Title: An overall approach to achieve load balancing for Hadoop Distributed File System
Authors: Chi-Yi Lin; Ying-Chen Lin
Addresses: Department of Computer Science and Information Engineering, Tamkang University, Taipei 25137, Taiwan ' Department of Computer Science and Information Engineering, Tamkang University, Taipei 25137, Taiwan
Abstract: Hadoop Distributed File System (HDFS) is a popular cloud storage system that can scale up easily to meet the increasing demand for more storage capacity. In HDFS, files are divided into fixed-size blocks, which are then replicated and randomly stored on many DataNodes to prevent data loss. It can be easily observed that the random nature of the default block placement strategy may lead to a load imbalance state among the DataNodes. Although HDFS has a built-in utility to achieve load balancing, it comes at the cost of a reduced system performance owing to moving blocks around. In this paper, we take a holistic approach to achieve load balancing by considering all situations that may influence the load-balancing state. We designed a new role named BalanceNode to help in matching heavy-loaded and light-loaded DataNodes, so those light-loaded nodes can share part of the load from heavy-loaded ones. We also designed a better block placement strategy to make the storage load as balanced as possible in the first place.
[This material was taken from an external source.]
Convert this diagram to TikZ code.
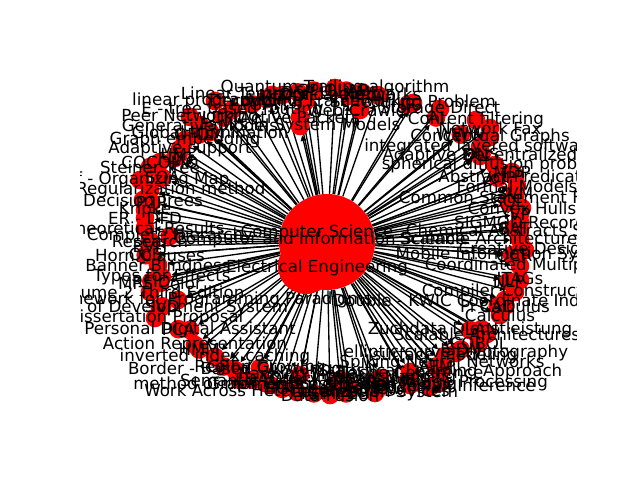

The simulation results show that our approach can achieve better load-balancing state than with existing algorithms.
Keywords: cloud computing; Hadoop Distributed File System; load balancing.
DOI: 10.1504/IJWGS.2017.087370
International Journal of Web and Grid Services, 2017 Vol.13 No.4, pp.448 - 466
Received: 20 Oct 2016
Accepted: 15 Jul 2017
Published online: 13 Oct 2017 *